IBM WebSphere Commerce came close with a recent REST Level 1 API, but it was similar to Magento in that it was a “RESTified” SOAP interface and required a great deal of expertise to use. So much so that the partner helping to integrate Adobe and IBM gave up on a couple of areas and tried to just make the argument that WCS should drive those pages (and thus the side by side pattern emerged – even though this breaks the first guiding principle of enabling marketing with a single tool for experience).

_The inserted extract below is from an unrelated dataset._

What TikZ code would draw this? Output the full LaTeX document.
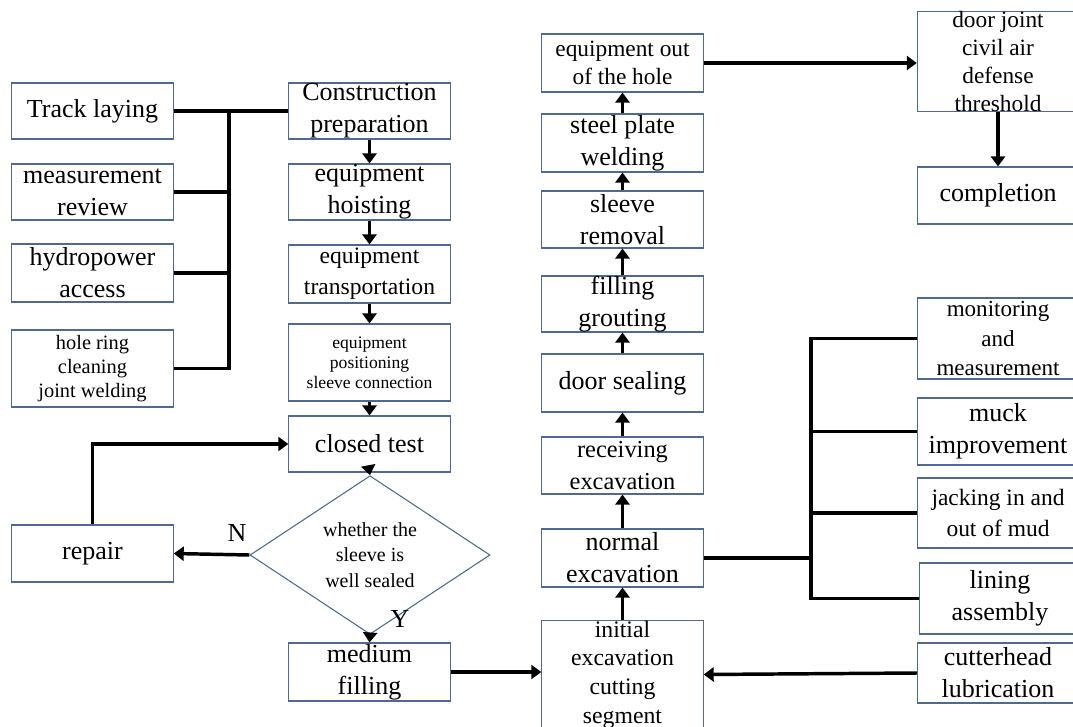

And then there was Elastic Path. Unapologetically API first. Not a REST-ified SOAP interface like WCS and Magento. Not a partial API that misses checkout like Salesforce. Not a mobile app-only API like Hybris that misses simple use cases like being able to test multiple versions and environments. Elastic Path had engineered the most advanced, and thoughtful API for marketers and commerce professionals to bring to life their ideas of enabling any commerce transaction at that point of inflection where they have excited customers enough to buy—ether by pumping the tongue of a shoe, calling out from the shower or walking into a store with a wearable device.

Elastic Path had already skated to where the puck was going (they’re Canadian, so I figured they were trained on this concept more than others). They had already envisioned these use cases and were excited to show how easily they could enable any client application or shopping experience whether through a CMS or custom app.

And the thing that stuck with me over the years? Elastic Path just worked. It worked for really large transaction companies like Symantec who wanted to embed commerce in their own applications and it worked for smaller companies across any industry. Unfortunately, sometimes you don’t get to buy or implement what the team really wants due to the normal “complexities” of a large company, but I was hooked on the idea of headless commerce.

Results

 

What about the Internet of Things and ordering through Alexa?

The smartphone gave rise to IoT. Just like the dot.com boom inspired one of history’s largest telecommunications build-outs, which later provided the bandwidth for the web to deliver the experiences marketers originally envisioned in the 90’s. Smartphone adoption paved the way for inexpensive compute inside small packages with wireless capability. Thanks to Apple, Google and the Android operating system, the bill of materials (BOM) for a device to have a sophisticated OS, great compute power and wireless connectivity dropped to a level where entrepreneurs’ could invent pool sensors that can tell you when to add chemicals.

Recruited away from Adobe by Intel to define retail solutions that would take advantage of this upcoming re-imagining of everything around us, I took a detour deep into the historic Silicon Valley. During which I learned a hell of a lot more about silicon and the integrated circuit than I would have ever imagined.

It was while working at Intel on IoT products and collaborating with many innovative retailers that I realized we not only needed to have experience-driven commerce in our mobile apps and websites, but that everything around us was going to become electronic commerce.

I worked with retailers trying to actually figure out how to identify a customer in the store and just let them walk out without going through the point-of-sale (self-checkout). We collaborated with toy manufacturers that wanted to have the box or toy itself somehow interact with a digital deviceto buy accessories (same use cases in B2B for replenishing devices in life sciences companies). There were companies with vending machines (Best Buy in airports) and many others creating new, and strange, pizza ordering experiences.

Obviously the convergence of physical and digital experiencesbecomes a reality over time (though costs still must come down). While my assertions had expanded and I had a focus on bringing the digital into the physical realm, one company kept delivering on this commerce vision, Elastic Path.

Today my aim is to help other digital commerce practitioners accomplish similar results and create e-commerce experiences we’ll all love.